** START **

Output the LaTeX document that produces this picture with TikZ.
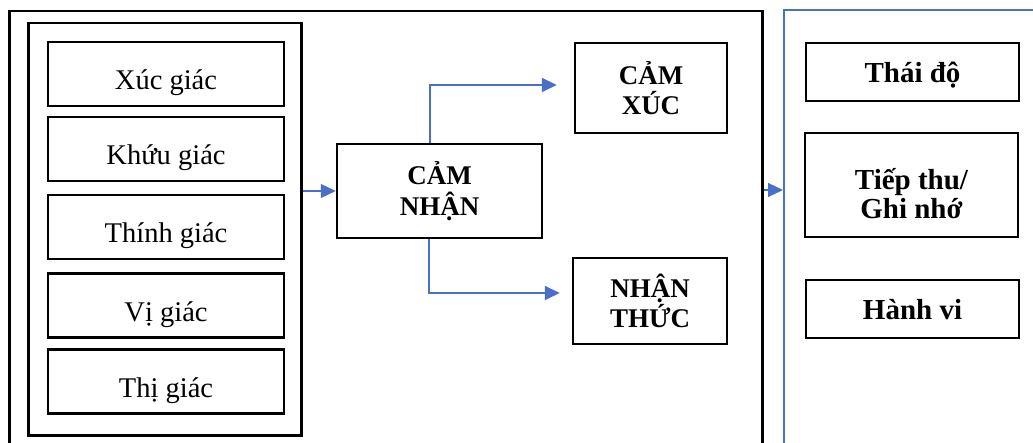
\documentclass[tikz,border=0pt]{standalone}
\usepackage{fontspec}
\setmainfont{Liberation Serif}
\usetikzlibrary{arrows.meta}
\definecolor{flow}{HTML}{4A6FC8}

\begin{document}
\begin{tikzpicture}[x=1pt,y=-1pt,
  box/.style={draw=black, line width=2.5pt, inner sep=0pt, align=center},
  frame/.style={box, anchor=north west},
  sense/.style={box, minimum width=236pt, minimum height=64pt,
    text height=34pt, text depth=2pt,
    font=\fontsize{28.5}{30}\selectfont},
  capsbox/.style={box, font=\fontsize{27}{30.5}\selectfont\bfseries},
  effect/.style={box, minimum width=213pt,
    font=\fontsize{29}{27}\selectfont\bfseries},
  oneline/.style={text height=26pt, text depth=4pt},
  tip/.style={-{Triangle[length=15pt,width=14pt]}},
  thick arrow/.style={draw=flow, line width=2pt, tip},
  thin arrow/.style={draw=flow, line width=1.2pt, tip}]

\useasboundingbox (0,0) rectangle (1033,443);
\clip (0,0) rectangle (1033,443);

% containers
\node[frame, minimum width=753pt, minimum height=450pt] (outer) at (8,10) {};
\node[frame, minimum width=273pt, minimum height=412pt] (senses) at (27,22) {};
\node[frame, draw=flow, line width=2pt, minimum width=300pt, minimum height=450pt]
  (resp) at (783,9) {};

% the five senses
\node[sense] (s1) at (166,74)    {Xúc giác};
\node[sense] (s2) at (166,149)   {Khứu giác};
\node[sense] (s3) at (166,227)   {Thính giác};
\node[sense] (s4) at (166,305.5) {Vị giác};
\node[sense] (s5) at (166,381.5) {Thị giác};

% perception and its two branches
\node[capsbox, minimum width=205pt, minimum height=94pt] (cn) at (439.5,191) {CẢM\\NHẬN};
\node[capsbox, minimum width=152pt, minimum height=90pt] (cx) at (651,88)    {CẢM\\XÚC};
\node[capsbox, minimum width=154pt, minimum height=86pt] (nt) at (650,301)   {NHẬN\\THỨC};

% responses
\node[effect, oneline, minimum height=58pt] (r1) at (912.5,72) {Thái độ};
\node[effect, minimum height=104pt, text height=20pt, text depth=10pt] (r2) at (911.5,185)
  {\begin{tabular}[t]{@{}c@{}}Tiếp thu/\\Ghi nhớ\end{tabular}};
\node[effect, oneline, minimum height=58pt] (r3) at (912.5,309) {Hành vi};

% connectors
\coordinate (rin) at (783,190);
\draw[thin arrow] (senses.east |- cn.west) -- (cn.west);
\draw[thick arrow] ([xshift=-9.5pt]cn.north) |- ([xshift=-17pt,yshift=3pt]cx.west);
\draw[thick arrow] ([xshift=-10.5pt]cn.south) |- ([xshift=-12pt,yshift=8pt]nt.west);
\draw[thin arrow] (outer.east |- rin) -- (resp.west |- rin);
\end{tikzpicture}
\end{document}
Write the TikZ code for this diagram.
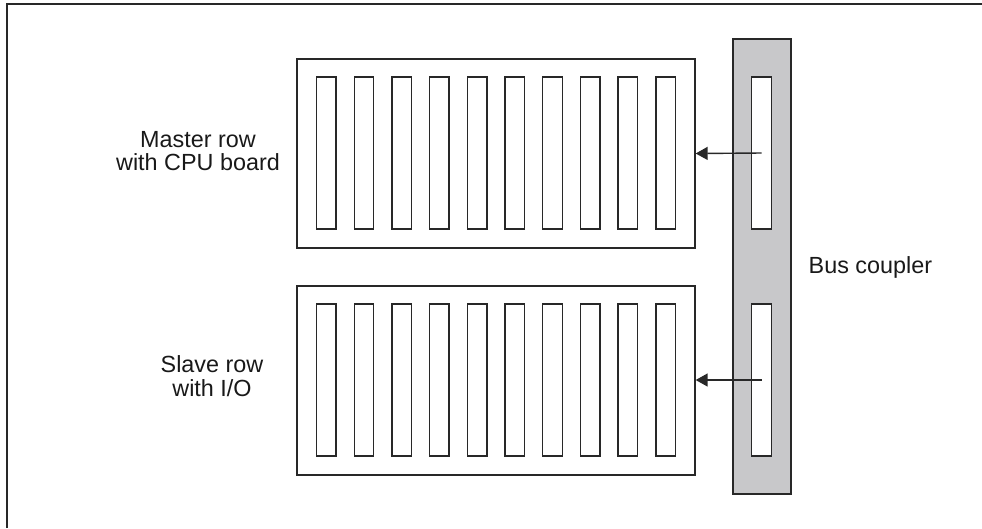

** END **

WHAT YOU ARE ASKED TO DO:
Provide solely the number of lines in the data that include the word "this".

COMPLETE RESPONSE:
2